As this is a market especially reactive to uncertainty, after the invasion and application of sanctions to Russia, the concerns were confirmed and the effects were immediately seen. In little more than a week, oil prices reached the highest levels in the last 14 years, which led to an increase in the price of liquid fuels (petrol and diesel). There was also an increase in the price of natural gas, which will consequently affect the price of electricity.
As we were in a supply deficit and on an upward path in prices in the aftermath of the pandemic, it would be expected that this reality would continue until the economic circuits of these raw materials stabilized and uncertainty decreased. However, and notwithstanding the renewal of sanctions applied to Russia in this sector on 15 March (new investments in the energy sector are prohibited, as well as the export of equipment, technology and services for the sector), Brent has returned to its pre-invasion levels, which may lead to a price correction.
This decrease in values stems from the optimism in the market due to a possible nuclear agreement with Iran, which will result in an increase in the available oil, since the United States has expressed its intention not to punish Russian participation in nuclear projects with that country.

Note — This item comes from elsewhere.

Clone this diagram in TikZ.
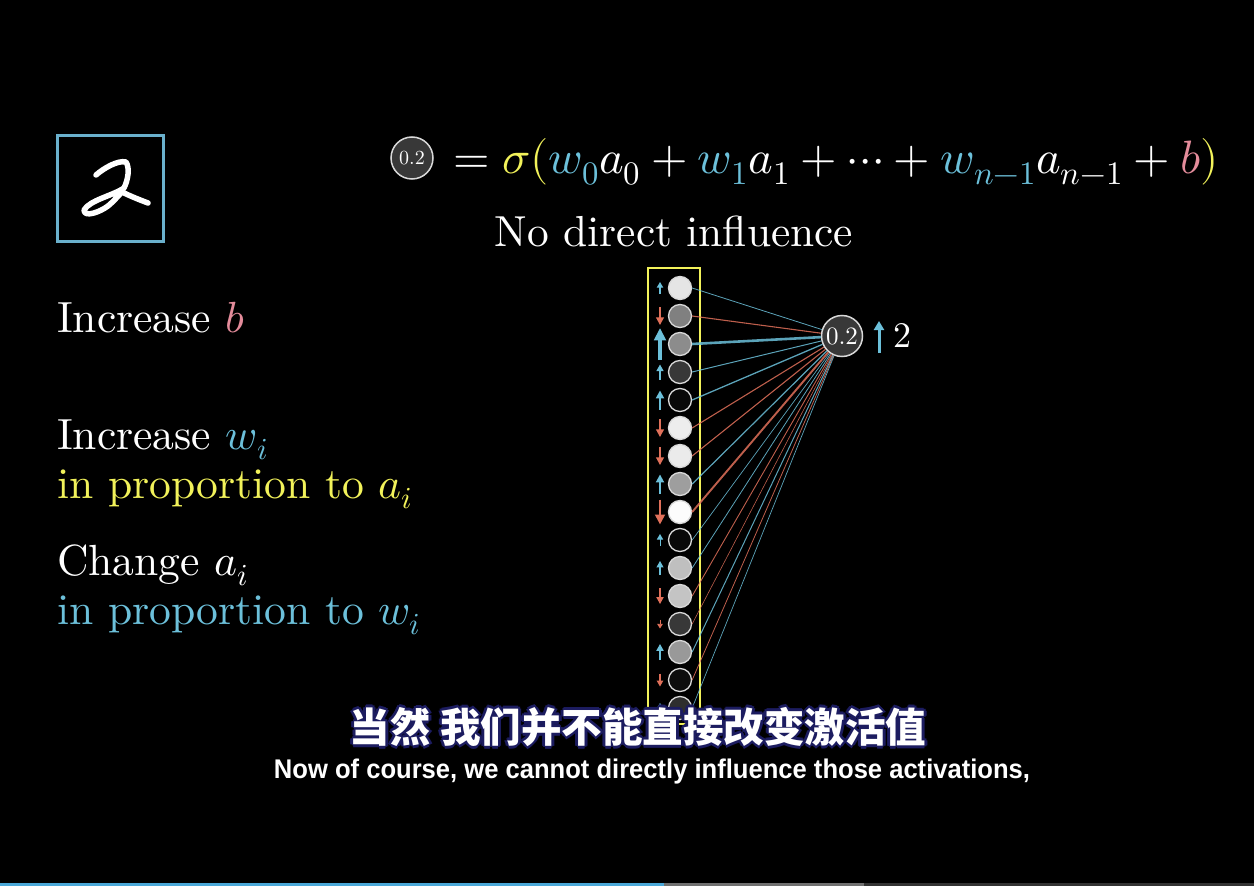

The same applies for electricity and natural gas prices.
Therefore, and since the European Union has set ambitious goals that reveal its intention to reduce its energy dependency, it should maintain its aims of decarbonization and transition to so-called clean energies in line with the European Green Deal. The latest statements by Ursula Von der Leyen, regarding the RepowerEU initiative (Joint European Action for more affordable and secure energy), point to a possible acceleration of this process.